# Week 10 — Functional Pipelines + Testing Basics

**Time budget:** ~2 hours  
**Goal:** Build transformation pipelines (map/filter) and write a few unit tests for parser functions.

**Theme (PhD focus):** Human factors of privacy & security — scraping public pages (privacy policies, cookie notices, security help pages, standards/regulator guidance) and extracting *UX-relevant* signals.

---


## Deliverables
- A completed notebook with working code
- A dataset variable (`rows` or `df`) saved to disk (CSV/JSON depending on week)
- 3–5 bullet reflection grounded in human factors/privacy-security research


## Responsible scraping note (important)
We will only scrape **public pages** and keep the volume small.
- Prefer a few pages, not thousands
- Respect robots.txt/Terms of Service when you scale later
- Avoid collecting personal data
- Add delays for politeness when doing multi-page work


## Step 0 — Imports

In [None]:
import re
import time
import json
from urllib.parse import urljoin, urlparse

import requests
from bs4 import BeautifulSoup

import pandas as pd
import matplotlib.pyplot as plt
from dataclasses import dataclass

## Step 1 — Write a pure function and test it

In [None]:
def parse_cues(text: str) -> dict:
    return {
        "choices_controls": bool(re.search(r"\b(opt\s?-?out|preferences|your choices|controls?)\b", text, re.I)),
        "retention": bool(re.search(r"\b(retention|retain)\b", text, re.I)),
    }

def test_parse_cues():
    t = "You can opt out in settings.
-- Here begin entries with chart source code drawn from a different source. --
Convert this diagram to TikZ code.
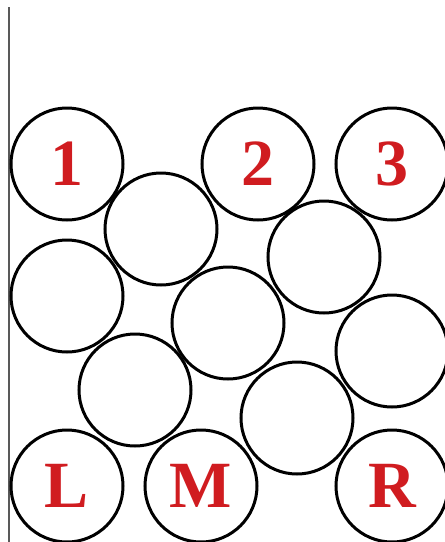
\documentclass[tikz,border=0pt]{standalone}
\usepackage{fontspec}
\setmainfont{Liberation Serif}
\definecolor{labred}{RGB}{208,28,32}
\begin{document}
\begin{tikzpicture}[x=1pt,y=-1pt,
  ball/.style={circle,draw=black,line width=3pt,minimum size=112pt,inner sep=0pt,
    font=\fontsize{66}{66}\selectfont\bfseries,text=labred}]
\useasboundingbox (0,0) rectangle (445,542);
\clip (0,0) rectangle (445,542);
\draw[line width=2.4pt,black!65] (9,7) -- (9,542);
\node[ball] (c1) at (67,164) {1};
\node[ball] (c2) at (258,164) {2};
\node[ball] (c3) at (392,164) {3};
\node[ball] (a) at (161,229) {};
\node[ball] (b) at (324,257) {};
\node[ball] (c) at (67,296) {};
\node[ball] (d) at (228,323) {};
\node[ball] (e) at (392,351) {};
\node[ball] (f) at (135,390) {};
\node[ball] (g) at (297,418) {};
\node[ball] (cL) at (67,486) {L};
\node[ball] (cM) at (201,486) {M};
\node[ball] (cR) at (392,486) {R};
\end{tikzpicture}
\end{document}
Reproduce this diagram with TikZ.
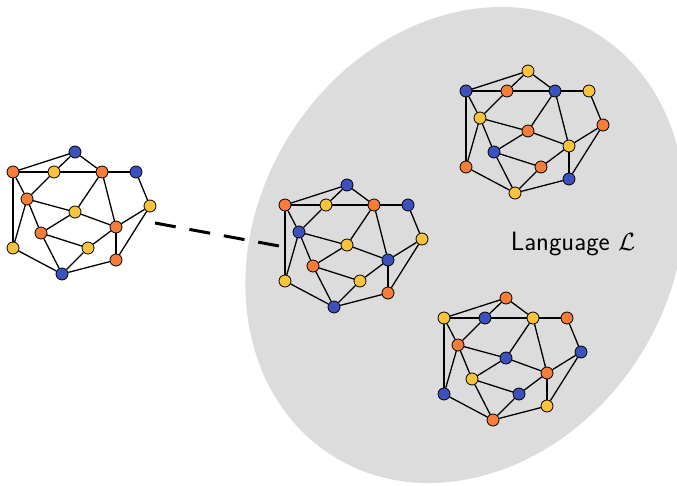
\documentclass[tikz,border=0pt]{standalone}
\usepackage{tikz}
\usepackage{amsmath}
\usetikzlibrary{arrows.meta,positioning}
\definecolor{vblue}{HTML}{3C50BE}
\definecolor{vorange}{HTML}{F57D37}
\definecolor{vyellow}{HTML}{FAC33C}
\definecolor{langbg}{HTML}{DCDCDC}

% one graph: name prefix, shift, vertex colours
\newcommand{\molgraph}[3]{%
  \begin{scope}[shift={#2}]
    \foreach \n/\p in {A/{0,0},B/{-62,20},C/{-21,20},D/{27,20},E/{61,20},
                       F/{-48,47},G/{75,54},H/{0,60},I/{41,75},J/{-34,81},
                       K/{-62,96},L/{13,96},M/{41,108},N/{-13,122}}
      \coordinate (#1p\n) at (\p);
    \foreach \n/\c in {#3}
      \node[vert, fill=\c] (#1\n) at (#1p\n) {};
    \foreach \a/\b in {A/B,A/C,A/D,B/C,C/D,D/E,B/F,B/K,C/F,D/H,D/I,E/G,F/H,
                       F/J,F/K,G/I,G/M,H/I,H/J,I/L,I/M,J/L,J/N,K/N,L/N,M/N}
      \draw[edge] (#1\a) -- (#1\b);
  \end{scope}}

\begin{document}
\begin{tikzpicture}[
  x=1pt, y=-1pt,
  vert/.style={circle, draw=black, line width=0.8pt, inner sep=0pt, minimum size=12pt},
  edge/.style={draw=black, line width=1.3pt},
  link/.style={draw=black, line width=3pt, dash pattern=on 21pt off 14pt},
  label/.style={font=\fontsize{26.5}{32}\selectfont\sffamily}
]
\useasboundingbox (0,0) rectangle (677,485);
\fill[langbg, rotate around={58:(465,245)}] (465,245) ellipse [x radius=249, y radius=207];

\molgraph{g}{(75,152)}{A/vblue,B/vorange,C/vyellow,D/vorange,E/vblue,F/vorange,G/vyellow,
  H/vyellow,I/vorange,J/vorange,K/vyellow,L/vyellow,M/vorange,N/vblue}
\molgraph{s}{(347,185)}{A/vblue,B/vorange,C/vyellow,D/vorange,E/vblue,F/vblue,G/vyellow,
  H/vyellow,I/vblue,J/vorange,K/vyellow,L/vyellow,M/vorange,N/vblue}
\molgraph{t}{(528,71)}{A/vyellow,B/vblue,C/vorange,D/vblue,E/vyellow,F/vyellow,G/vorange,
  H/vorange,I/vyellow,J/vblue,K/vorange,L/vorange,M/vblue,N/vyellow}
\molgraph{u}{(506,298)}{A/vorange,B/vyellow,C/vblue,D/vyellow,E/vorange,F/vorange,G/vblue,
  H/vblue,I/vorange,J/vyellow,K/vblue,L/vblue,M/vyellow,N/vorange}

\coordinate (linkout) at (155,223);
\coordinate (linkin) at (279,246);
\draw[link] (linkout) -- (linkin);

\node[label] (lang) at (573,244) {Language $\mathcal{L}$};
\end{tikzpicture}
\end{document}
We retain data for 30 days."
    cues = parse_cues(t)
    assert cues["choices_controls"] is True
    assert cues["retention"] is True

test_parse_cues()
print("OK")

## Step 2 — Functional pipeline over URLs

In [None]:
def fetch_text(url: str) -> str:
    r = requests.get(url, timeout=20)
    soup = BeautifulSoup(r.text, "html.parser")
    return soup.get_text(" ", strip=True)

urls = [
    "https://www.mozilla.org/en-US/privacy/",
    "https://www.nist.gov/privacy-framework",
]
rows = [{"url": u, **parse_cues(fetch_text(u))} for u in urls]
pd.DataFrame(rows)

## Reflection: testability

- Why are pure functions easier to test?